Bondi cut LA Noire desks to fit Blu-ray
"There might have been a better arc."
Controversial Team Bondi co-founder Brendan McNamara has blamed Blu-ray's disc size for L.A. Noire shipping without its planned Bunko and Burglary cases.
Bondi's original plans would have seen L.A. Noire's crime-solving story expanded over 11 extra investigations.
"We had a Bunko and Burglary desk - bunko is fraud and burglary is just people robbing houses and stuff," McNamara explained to PSM3 magazine (via CVG). "We had 11 full cases for that, which we wrote and did the design for to a certain extent - we even did the art for them too, but it just got to a point where we were never going to fit it on one Blu-ray."
Team Bondi shipped L.A. Noire on a single PS3 Blu-ray, but had no qualms spreading the content over three DVDs for the game's Xbox 360 version.
According to McNamara, going over one Blu-ray disc in size "just becomes super prohibitive", despite the fact that the game "might have been a better arc if we did do that - you get more of a chance to introduce different things."
In-game dialogue still mentions the abandoned sections of main character Cole Phelps' career - the Burglary sections would have immediately preceded Phelps' stint in Homicide.
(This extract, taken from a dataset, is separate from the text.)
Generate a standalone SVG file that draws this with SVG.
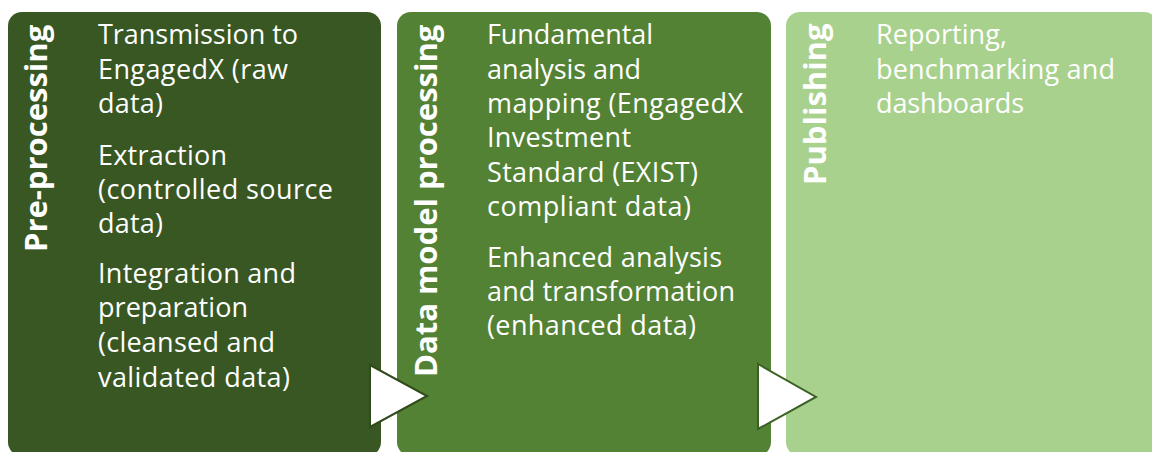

Other dropped ideas include a penalty system for poor performance on cases, which would result in players having to prove they were still up to the job.
"There was a kind of system where if you failed a case your captain would scream at you and you'd go out and do hot car chases or smaller robberies and muggings and all that kind of stuff in the world," McNamara revealed.
"You'd have to do enough of them to get to a point where you get offered another case... It was too much of a distraction."
Since release, publisher Rockstar has supplemented L.A. Noire with four extra cases not found on the game's disc. Available through the downloadable Rockstar Pass promotion, all have now been released.
L.A. Noire launched to commercial and critical success, although McNamara-headed developer Team Bondi has since been blighted by controversy over accusations of brutal working conditions during the game's lengthy development period.